Months after layoffs, Slack want to rehire ex-staff for A.I. projects

Photo of Marc Benioff (Credit: Marlena Sloss/Bloomberg via Getty Images)

In the face of mounting pressure to downsize, and with Salesforce seemingly still recuperating from its pandemic-era hiring spree, the company is diving back into the realm of hiring once more—starting with its messaging subsidiary, Slack.

In a note to staff Tuesday, Slack CEO Lidiane Jones announced that the company is looking to hire for a "significant number of new roles" in Q3 on the product development engineer (PDE) team, according to a message viewed by Fortune. These roles will be focused on generative A.I. among other Slack features like Huddles and Lists. This comes less than six months after Slack parent company Salesforce laid off 10% of its staff, about 8,000 people, in Q1 of this year.

"We will bring in top talent from across the industry to achieve these goals. Our hope and aim is to welcome back some former Slack employees among these new hires whose skill sets can help us move this exciting work forward," Jones wrote. "I can't wait to see what we can accomplish together in FY24!"

It's not clear how many Slack employees were among the 8,000 companywide employees that Salesforce laid off in Q1. In potentially rehiring some of the workers it laid off just months earlier, Slack represents the latest tech company to do a staffing U-turn in its efforts to navigate a choppy economy and to cut costs. Twitter famously sought to rehire certain staffers shortly after owner Elon Musk laid off a vast portion of the company in November.

"We're looking to hire great people that have the skill sets to move our work forward—whether those are new hires into Slack or those who worked here at any time in the past," a Slack spokesperson told Fortune.

The new hiring plans come as Slack parent company Salesforce is ramping up its A.I. efforts and emphasizing its bullish view of the technology. During the company's most recent earnings call, CEO Marc Benioff expounded on the company's ambitious A.I. endeavors, weaving in an anecdote of a dinner with his esteemed neighbor, OpenAI founder Sam Altman. In the same earnings call, Benioff depicted an imminent A.I. "supercycle," adding that CEOs will need to "aggressively" invest in A.I. "to remain competitive."

Salesforce recently introduced Einstein GPT, a generative A.I. tool aimed at enhancing sales, marketing, and customer service agents’ efficiency, CNBC reported. Additionally, Salesforce is actively developing a myriad of other "GPTs," according to a Salesforce blog post, including Sales GPT, Service GPT, Marketing GPT, Commerce GPT, Slack GPT, and Tableau GPT.

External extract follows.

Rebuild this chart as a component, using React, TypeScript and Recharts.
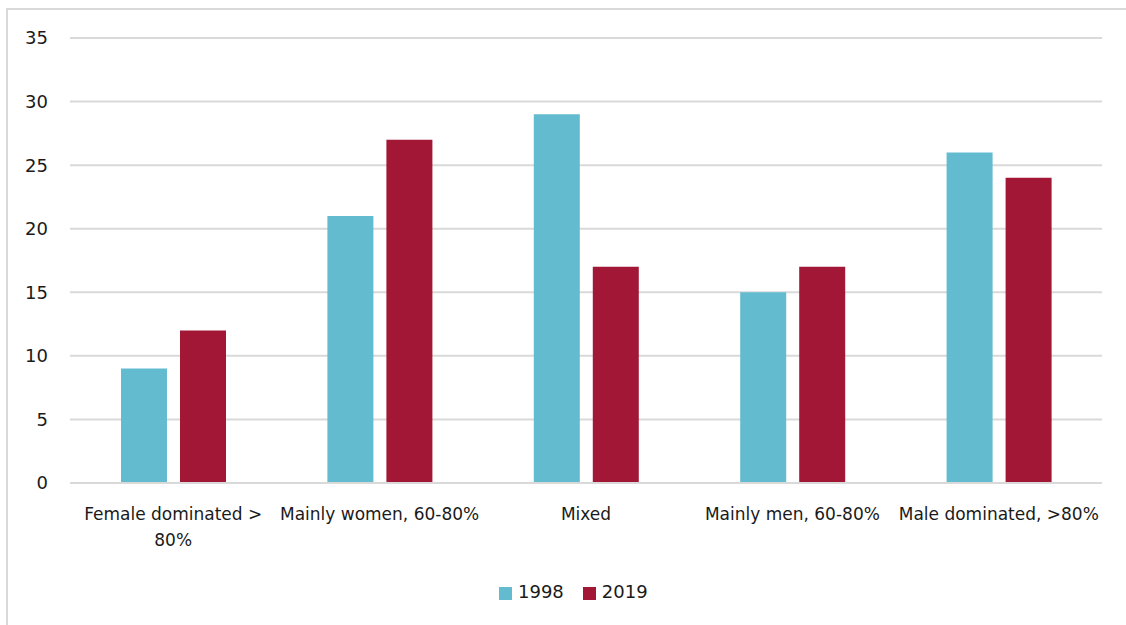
import { BarChart, Bar, XAxis, YAxis, CartesianGrid, Legend } from 'recharts';

const categories = ['Female dominated >\n80%', 'Mainly women, 60-80%', 'Mixed', 'Mainly men, 60-80%', 'Male dominated, >80%'];
const values1998 = [9, 21, 29, 15, 26];
const values2019 = [12, 27, 17, 17, 24];
const yTicks = [0, 5, 10, 15, 20, 25, 30, 35];

const FONT = '"DejaVu Sans", sans-serif';

const data = categories.map((c, i) => ({ name: c, y1998: values1998[i], y2019: values2019[i] }));

// multi-line category labels, split on \n
function CategoryTick(props: any) {
  const { x, y, payload } = props;
  const lines = String(payload.value).split('\n');
  return (
    <text x={x} y={y} textAnchor="middle" fill="#1a1a1a" fontSize={17} fontFamily={FONT}>
      {lines.map((l: string, i: number) => (
        <tspan key={i} x={x} dy={i === 0 ? 29 : 26}>{l}</tspan>
      ))}
    </text>
  );
}

export default function App() {
  return (
    <div style={{ position: 'fixed', left: 0, top: 0, width: 1126, height: 625, overflow: 'hidden', background: '#fff' }}>
      <div style={{ position: 'absolute', left: 6, top: 8, width: 1200, height: 700, border: '2px solid #d9d9d9' }} />
      <div style={{ position: 'absolute', left: 0, top: 0 }}>
        <BarChart width={1126} height={625} data={data} margin={{ top: 38, right: 24, left: 0, bottom: 41 }} barGap={13} barSize={46}>
          <CartesianGrid vertical={false} stroke="#d9d9d9" strokeWidth={2} />
          <XAxis
            dataKey="name"
            height={80}
            interval={0}
            tick={<CategoryTick />}
            tickLine={false}
            axisLine={{ stroke: '#d9d9d9', strokeWidth: 2 }}
          />
          <YAxis
            width={70}
            domain={[0, 35]}
            ticks={yTicks}
            tickLine={false}
            axisLine={false}
            tickMargin={16}
            tick={{ fill: '#1a1a1a', fontSize: 18, fontFamily: FONT }}
          />
          <Legend
            iconType="square"
            iconSize={13}
            wrapperStyle={{ top: 581, bottom: 'auto', left: 499, width: 'auto', fontFamily: FONT, fontSize: 18 }}
            formatter={(v: string) => <span style={{ color: '#1a1a1a', marginLeft: 2, paddingRight: 9 }}>{v}</span>}
          />
          <Bar dataKey="y1998" name="1998" fill="#62bbcf" isAnimationActive={false} />
          <Bar dataKey="y2019" name="2019" fill="#a31736" isAnimationActive={false} />
        </BarChart>
      </div>
    </div>
  );
}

With the countless efforts to keep up with the industry's A.I. craze, Benioff appears to already be putting the company's recent challenges in the rearview mirror. Salesforce narrowly escaped a proxy fight with activist investors who had been pressuring the company to cut costs. In response to the investor pressure, Salesforce announced the aforementioned layoffs, as well as a planned reduction of $3 billion to $5 billion in costs, and the disbanding of its board’s mergers and acquisitions committee.

Slack's recently departed CEO Stewart Butterfield even criticized the hiring frenzy that occurred across Silicon Valley in Bloomberg’s Odd Lots podcast a few weeks ago. Butterfield dubbed it the "root of all the excess," driven by lack of constraints on hiring and managers' pursuit of prestige.